## TASK PROMPT
Only a number is wanted: how many lines in the records below contain "matplotlib"?

▼

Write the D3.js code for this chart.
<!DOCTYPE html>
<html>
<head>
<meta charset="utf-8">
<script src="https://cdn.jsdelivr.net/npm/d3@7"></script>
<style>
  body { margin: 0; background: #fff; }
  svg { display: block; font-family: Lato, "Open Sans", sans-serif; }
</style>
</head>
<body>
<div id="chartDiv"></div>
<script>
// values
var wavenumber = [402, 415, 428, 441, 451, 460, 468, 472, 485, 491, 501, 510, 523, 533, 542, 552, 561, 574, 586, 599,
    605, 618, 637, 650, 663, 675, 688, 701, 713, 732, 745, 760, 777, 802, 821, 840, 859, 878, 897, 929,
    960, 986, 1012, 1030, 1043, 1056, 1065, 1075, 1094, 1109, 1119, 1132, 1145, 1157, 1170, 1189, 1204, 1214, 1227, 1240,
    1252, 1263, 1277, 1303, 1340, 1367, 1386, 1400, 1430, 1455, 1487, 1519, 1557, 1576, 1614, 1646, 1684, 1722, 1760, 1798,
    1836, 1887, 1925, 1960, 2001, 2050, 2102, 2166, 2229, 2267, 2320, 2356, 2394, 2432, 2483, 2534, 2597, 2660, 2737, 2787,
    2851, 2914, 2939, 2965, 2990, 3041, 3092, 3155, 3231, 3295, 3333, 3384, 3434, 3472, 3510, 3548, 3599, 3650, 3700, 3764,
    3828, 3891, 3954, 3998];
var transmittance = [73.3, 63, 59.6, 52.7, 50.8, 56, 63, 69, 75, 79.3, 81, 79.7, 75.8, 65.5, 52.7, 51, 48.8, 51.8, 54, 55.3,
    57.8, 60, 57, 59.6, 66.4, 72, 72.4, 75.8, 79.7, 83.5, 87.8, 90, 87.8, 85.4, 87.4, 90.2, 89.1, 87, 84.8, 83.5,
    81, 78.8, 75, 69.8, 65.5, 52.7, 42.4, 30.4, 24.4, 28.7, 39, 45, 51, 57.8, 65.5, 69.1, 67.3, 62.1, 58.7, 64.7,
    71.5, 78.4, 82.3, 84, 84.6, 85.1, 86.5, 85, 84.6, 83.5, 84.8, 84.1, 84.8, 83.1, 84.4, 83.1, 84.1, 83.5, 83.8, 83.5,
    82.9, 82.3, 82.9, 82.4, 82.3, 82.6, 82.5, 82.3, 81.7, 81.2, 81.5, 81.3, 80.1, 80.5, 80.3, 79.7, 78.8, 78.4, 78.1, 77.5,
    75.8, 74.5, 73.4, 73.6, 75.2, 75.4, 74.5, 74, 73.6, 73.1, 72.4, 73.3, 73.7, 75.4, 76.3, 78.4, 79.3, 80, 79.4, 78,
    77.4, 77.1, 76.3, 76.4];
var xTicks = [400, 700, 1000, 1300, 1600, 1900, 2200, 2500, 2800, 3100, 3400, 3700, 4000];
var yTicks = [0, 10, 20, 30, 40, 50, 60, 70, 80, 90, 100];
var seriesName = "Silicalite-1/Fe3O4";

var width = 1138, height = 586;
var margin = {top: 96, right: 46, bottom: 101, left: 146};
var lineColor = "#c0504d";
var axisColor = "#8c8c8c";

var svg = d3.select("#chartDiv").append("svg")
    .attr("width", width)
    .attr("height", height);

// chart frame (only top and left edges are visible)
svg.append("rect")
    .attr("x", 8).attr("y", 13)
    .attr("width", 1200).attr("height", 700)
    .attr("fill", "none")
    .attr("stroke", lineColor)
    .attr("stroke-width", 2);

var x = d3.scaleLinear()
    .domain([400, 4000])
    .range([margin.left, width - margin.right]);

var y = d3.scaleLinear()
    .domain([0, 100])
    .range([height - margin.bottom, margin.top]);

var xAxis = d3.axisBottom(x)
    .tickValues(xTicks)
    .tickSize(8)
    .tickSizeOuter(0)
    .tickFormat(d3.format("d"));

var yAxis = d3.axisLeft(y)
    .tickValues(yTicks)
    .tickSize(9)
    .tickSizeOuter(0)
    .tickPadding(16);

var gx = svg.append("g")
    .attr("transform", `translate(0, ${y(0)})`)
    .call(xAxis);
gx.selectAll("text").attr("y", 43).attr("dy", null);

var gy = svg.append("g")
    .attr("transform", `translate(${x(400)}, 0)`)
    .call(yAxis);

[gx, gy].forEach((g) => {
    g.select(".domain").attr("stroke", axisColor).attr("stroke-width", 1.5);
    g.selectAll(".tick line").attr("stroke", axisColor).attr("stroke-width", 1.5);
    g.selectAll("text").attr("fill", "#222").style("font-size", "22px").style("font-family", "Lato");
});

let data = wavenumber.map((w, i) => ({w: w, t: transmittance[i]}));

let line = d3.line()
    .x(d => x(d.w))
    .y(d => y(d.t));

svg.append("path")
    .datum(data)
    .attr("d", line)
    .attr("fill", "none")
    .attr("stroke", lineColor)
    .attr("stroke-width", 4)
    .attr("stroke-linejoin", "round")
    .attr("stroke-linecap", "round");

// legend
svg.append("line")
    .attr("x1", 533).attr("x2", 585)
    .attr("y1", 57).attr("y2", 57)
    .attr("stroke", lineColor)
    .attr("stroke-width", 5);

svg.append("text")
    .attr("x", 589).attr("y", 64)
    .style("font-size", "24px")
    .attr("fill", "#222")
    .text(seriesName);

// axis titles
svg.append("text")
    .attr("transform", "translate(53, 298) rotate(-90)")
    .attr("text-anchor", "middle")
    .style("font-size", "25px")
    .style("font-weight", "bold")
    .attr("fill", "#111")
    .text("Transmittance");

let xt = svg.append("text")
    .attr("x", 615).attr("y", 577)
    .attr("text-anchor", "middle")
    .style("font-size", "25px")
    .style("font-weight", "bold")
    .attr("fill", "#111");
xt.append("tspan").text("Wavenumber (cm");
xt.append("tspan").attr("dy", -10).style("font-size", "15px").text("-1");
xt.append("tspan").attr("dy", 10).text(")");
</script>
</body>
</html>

▲
▼

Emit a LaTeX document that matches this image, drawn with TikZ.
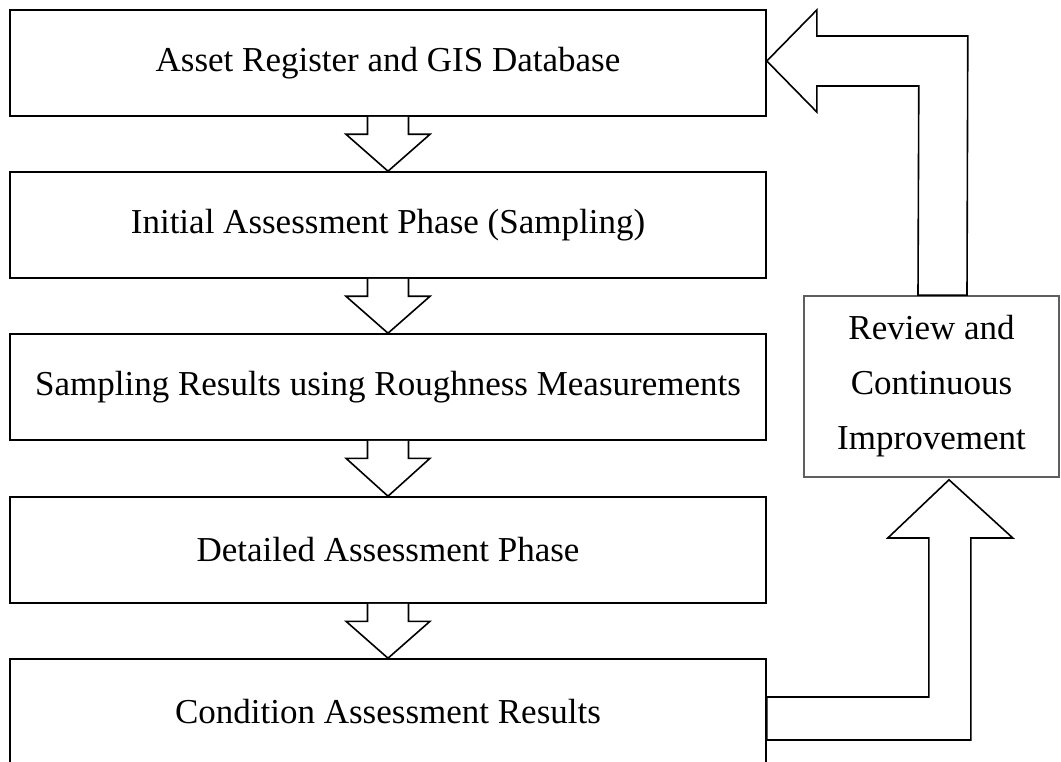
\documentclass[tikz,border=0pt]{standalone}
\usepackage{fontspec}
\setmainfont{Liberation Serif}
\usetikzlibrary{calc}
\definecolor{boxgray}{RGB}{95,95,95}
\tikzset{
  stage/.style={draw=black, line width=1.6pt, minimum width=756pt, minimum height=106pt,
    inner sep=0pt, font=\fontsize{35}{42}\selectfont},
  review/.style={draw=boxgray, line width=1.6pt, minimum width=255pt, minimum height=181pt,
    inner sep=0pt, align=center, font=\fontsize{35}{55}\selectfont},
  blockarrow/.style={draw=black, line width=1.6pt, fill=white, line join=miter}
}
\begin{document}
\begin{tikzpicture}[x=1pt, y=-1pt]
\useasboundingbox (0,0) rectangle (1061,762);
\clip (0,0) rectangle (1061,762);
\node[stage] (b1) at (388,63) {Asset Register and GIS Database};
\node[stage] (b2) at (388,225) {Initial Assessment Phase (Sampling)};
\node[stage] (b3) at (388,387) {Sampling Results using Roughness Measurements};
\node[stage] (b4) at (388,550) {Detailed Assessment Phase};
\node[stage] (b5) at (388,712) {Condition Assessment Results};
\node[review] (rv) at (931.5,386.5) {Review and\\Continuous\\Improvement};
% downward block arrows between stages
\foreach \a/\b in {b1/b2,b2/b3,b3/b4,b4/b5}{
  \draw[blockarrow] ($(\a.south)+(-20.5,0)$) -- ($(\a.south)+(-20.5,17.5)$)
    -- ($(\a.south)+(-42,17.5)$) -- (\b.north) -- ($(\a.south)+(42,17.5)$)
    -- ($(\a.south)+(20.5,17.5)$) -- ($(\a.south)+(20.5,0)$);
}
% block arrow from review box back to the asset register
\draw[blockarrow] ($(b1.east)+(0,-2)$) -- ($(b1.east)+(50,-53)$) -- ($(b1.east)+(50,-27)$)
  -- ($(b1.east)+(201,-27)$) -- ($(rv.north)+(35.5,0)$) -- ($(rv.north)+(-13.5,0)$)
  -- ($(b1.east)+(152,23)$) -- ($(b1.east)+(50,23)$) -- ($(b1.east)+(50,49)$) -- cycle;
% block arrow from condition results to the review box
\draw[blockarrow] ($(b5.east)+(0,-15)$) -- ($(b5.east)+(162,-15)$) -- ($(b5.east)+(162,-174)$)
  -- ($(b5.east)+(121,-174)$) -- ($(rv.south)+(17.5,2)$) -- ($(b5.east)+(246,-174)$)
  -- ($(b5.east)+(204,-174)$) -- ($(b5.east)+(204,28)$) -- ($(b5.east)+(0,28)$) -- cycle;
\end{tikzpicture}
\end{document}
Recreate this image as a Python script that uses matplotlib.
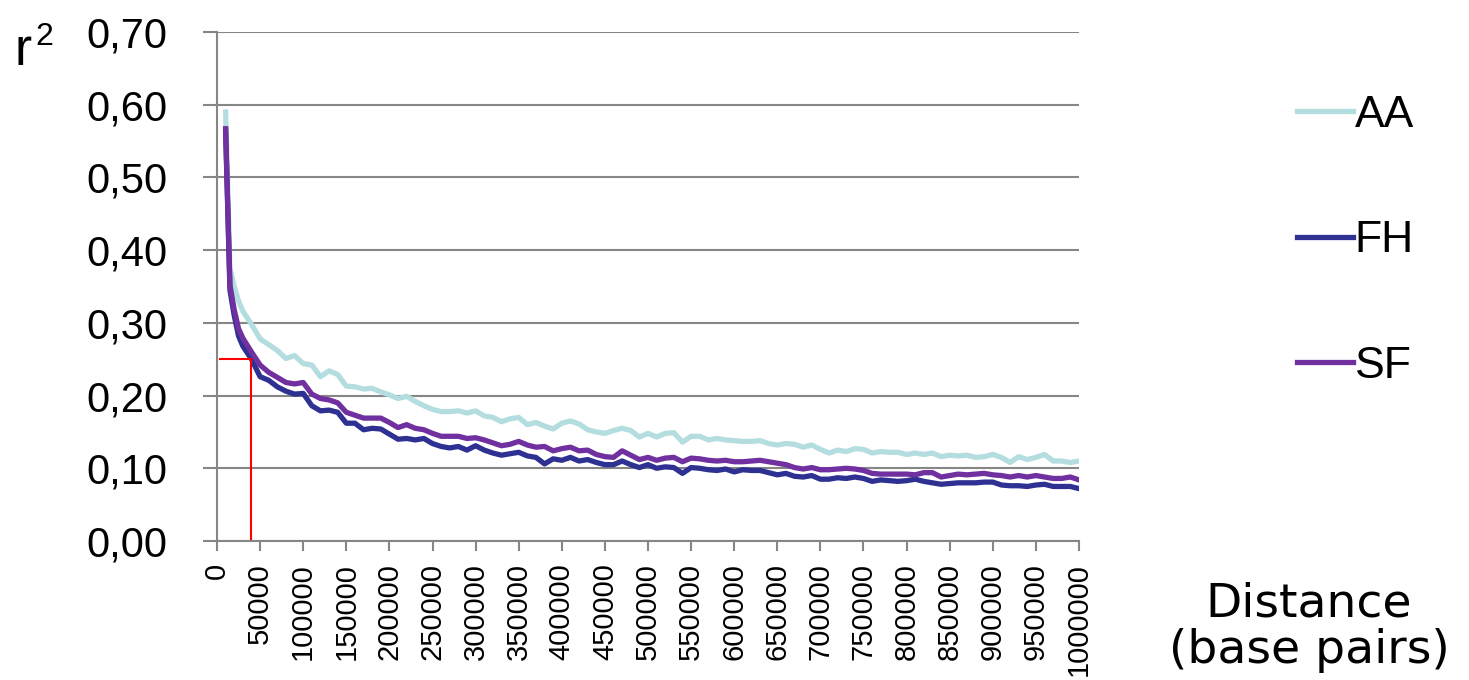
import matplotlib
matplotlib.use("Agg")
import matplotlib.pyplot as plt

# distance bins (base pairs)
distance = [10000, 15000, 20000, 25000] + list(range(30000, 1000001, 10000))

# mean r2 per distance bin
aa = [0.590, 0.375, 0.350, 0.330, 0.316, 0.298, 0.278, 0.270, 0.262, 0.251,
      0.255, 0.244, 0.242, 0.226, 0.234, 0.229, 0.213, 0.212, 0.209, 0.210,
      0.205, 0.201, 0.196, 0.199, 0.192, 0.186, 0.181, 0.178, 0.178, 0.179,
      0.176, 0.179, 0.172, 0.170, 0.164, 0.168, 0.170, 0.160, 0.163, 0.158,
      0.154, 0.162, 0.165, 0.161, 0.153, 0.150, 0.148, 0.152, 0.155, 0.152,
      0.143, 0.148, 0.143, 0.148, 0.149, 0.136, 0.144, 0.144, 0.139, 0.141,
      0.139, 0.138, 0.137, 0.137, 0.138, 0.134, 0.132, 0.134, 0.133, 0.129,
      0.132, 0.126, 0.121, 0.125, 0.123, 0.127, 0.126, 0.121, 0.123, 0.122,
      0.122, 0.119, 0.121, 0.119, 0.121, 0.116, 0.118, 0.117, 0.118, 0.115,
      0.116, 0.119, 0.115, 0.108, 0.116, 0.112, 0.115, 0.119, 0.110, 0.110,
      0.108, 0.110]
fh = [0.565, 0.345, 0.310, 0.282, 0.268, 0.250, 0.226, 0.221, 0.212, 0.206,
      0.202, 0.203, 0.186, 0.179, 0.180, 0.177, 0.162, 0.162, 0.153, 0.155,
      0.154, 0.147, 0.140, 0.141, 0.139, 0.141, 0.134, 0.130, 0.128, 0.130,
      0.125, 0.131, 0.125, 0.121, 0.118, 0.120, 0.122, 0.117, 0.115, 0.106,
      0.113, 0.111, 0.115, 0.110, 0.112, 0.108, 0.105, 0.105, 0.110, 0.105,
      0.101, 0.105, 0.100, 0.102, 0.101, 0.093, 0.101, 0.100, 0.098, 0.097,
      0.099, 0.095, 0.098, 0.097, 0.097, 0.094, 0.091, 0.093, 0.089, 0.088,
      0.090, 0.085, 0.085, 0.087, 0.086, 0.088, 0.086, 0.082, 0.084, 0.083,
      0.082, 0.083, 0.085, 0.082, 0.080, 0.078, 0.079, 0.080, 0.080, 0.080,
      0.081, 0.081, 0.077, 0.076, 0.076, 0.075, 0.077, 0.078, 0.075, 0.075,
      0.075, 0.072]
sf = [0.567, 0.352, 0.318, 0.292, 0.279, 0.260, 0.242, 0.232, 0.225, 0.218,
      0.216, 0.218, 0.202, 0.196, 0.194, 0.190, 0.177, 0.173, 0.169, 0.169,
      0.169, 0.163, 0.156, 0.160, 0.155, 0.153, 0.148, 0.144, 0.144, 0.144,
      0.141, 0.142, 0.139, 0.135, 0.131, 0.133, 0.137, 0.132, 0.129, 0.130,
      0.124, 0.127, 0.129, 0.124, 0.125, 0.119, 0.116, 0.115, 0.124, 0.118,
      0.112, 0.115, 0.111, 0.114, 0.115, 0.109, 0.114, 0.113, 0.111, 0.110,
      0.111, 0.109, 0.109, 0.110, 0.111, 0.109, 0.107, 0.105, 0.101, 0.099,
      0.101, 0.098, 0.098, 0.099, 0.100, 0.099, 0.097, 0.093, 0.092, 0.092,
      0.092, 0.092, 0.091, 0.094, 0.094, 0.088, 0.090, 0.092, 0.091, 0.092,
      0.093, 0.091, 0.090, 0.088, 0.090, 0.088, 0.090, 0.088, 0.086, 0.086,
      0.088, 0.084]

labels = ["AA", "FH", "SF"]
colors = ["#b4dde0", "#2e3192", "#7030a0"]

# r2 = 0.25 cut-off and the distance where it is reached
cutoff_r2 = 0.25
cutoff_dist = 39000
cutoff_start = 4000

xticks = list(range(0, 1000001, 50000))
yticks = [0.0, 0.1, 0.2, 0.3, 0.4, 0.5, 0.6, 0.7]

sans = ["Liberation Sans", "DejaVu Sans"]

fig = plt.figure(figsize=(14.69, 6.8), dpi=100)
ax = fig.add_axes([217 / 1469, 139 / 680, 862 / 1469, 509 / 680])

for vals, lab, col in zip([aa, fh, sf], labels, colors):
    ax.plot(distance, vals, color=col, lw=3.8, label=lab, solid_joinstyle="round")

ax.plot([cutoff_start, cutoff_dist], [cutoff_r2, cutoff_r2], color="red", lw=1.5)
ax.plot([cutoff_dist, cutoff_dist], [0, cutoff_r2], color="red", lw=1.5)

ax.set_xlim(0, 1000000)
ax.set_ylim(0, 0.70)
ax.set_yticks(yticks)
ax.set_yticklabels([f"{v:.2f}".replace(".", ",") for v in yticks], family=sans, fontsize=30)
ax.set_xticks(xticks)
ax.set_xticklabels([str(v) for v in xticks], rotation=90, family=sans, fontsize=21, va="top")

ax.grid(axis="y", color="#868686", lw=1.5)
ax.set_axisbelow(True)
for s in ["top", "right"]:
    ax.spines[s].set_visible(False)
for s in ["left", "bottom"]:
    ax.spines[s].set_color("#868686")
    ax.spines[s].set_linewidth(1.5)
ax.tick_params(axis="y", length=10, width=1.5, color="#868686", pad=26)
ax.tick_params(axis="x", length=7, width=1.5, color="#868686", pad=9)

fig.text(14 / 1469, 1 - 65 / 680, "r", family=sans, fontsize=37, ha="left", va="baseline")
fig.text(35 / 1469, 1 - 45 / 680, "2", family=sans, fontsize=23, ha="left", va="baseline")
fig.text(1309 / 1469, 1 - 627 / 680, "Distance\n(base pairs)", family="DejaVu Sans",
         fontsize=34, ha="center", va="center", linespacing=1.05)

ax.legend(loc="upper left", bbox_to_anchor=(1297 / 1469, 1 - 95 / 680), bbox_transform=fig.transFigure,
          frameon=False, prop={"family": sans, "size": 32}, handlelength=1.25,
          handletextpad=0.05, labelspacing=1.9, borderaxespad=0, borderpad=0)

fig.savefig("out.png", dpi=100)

▲

## WRITTEN REPLY
4